While Steve Jobs wanted to participate in both worlds, he was perhaps not fully a member of either one. As a curious teen exploring the environment around him, he could find value in each of the cultures: the passion of the artist he saw in Dylan, as well as the discipline of the computer engineer. He was one of the rare individuals who would embrace the rebel counterculture and simultaneously be fascinated by the world of the engineer and the machine. Even in his teenage years, he would sometimes talk of his desire to merge the two.

However, he would become neither a programmer nor a true artist. As such, he often felt that he was something of a mismatch: a partial insider in both spheres, but also something of a maverick. Paradoxically, all of this would later make him perhaps the perfect person to bring the two worlds together by making Macintosh, “the computer for the rest of us”.
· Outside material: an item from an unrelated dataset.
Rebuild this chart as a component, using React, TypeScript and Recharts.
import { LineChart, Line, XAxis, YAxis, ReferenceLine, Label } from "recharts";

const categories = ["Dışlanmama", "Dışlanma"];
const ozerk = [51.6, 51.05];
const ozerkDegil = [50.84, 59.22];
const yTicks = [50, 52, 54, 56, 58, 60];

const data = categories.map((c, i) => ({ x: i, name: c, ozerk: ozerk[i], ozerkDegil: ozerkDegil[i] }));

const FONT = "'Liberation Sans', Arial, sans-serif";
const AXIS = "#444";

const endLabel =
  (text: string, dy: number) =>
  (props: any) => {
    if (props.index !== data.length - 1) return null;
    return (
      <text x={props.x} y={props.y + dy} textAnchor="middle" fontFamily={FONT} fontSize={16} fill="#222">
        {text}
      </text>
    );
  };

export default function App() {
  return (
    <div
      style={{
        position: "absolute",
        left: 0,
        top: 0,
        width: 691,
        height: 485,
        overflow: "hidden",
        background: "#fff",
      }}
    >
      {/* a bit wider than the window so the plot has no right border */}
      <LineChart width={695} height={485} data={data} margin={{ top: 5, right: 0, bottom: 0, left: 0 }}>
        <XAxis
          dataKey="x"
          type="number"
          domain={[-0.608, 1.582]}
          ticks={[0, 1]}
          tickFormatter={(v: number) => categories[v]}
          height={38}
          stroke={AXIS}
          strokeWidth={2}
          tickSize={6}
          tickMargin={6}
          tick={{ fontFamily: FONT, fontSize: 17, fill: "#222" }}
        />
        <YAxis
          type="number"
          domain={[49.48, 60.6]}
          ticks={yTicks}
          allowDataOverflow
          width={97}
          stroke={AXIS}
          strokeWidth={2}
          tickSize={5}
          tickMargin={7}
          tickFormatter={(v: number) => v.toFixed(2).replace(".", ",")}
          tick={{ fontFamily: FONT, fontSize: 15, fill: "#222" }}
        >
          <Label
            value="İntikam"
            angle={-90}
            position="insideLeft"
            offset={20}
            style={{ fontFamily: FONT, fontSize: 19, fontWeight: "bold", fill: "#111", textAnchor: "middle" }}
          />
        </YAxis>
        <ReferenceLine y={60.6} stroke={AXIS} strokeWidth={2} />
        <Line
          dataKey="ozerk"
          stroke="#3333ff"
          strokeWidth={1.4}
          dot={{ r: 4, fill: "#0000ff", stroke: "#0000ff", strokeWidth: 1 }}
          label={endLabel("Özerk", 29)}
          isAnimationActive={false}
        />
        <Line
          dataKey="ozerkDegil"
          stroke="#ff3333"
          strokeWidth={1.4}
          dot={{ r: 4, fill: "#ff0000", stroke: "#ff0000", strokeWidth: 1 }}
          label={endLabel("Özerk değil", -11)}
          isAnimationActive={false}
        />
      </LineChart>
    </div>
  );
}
In his recent biography, Walter Isaacson writes that a feeling of being different than those around him was a theme throughout Jobs’ life. Already, as a young boy, Steve was filled with a sense of ambivalence regarding the environment of his upbringing. His was the story of an adopted child with loving parents, but born far from his California home. When asked about the adoption, he often said that it made him feel “special” and “chosen”, by the remarkable couple who went out to find him and to bring him into their world. At the same time, he understood that he came from somewhere different, and thus he also came to see himself as someone who did not completely fit in his surroundings.
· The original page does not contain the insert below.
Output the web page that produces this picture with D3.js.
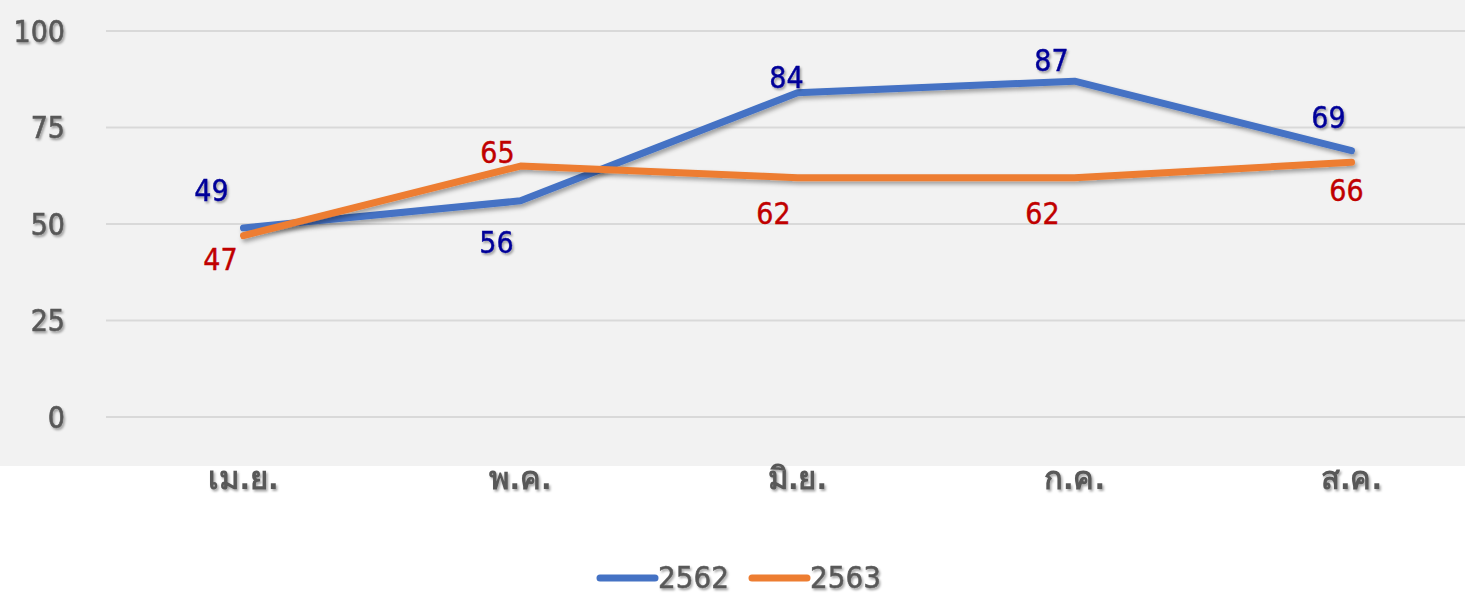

The teenage rebel from the counterculture who could see usefulness in the work of the engineers and programmers from the Establishment would come to connect the two with his vision for the personal computer. In his view, computers no longer had to be the province of the power structure, the Pentagon, the big corporations, and the defense industry. If we truly made them “personal”, they could then empower individuals to fulfill their potential, even to be artistic. By individualizing the computer, and making it beautiful, he connected the engineering culture of the Valley with the poetry of his idol Dylan.

Isaacson says that Steve Jobs may very well be remembered as the Einstein or Franklin of his era. He was unique because he had a great deal of romance, poetry, and passion in his soul, and he could connect it to practical engineering. While there were certainly many more passionate artists—and many better technologists—than Jobs, his uniqueness lay in a vision and a flair for joining the two cultural currents.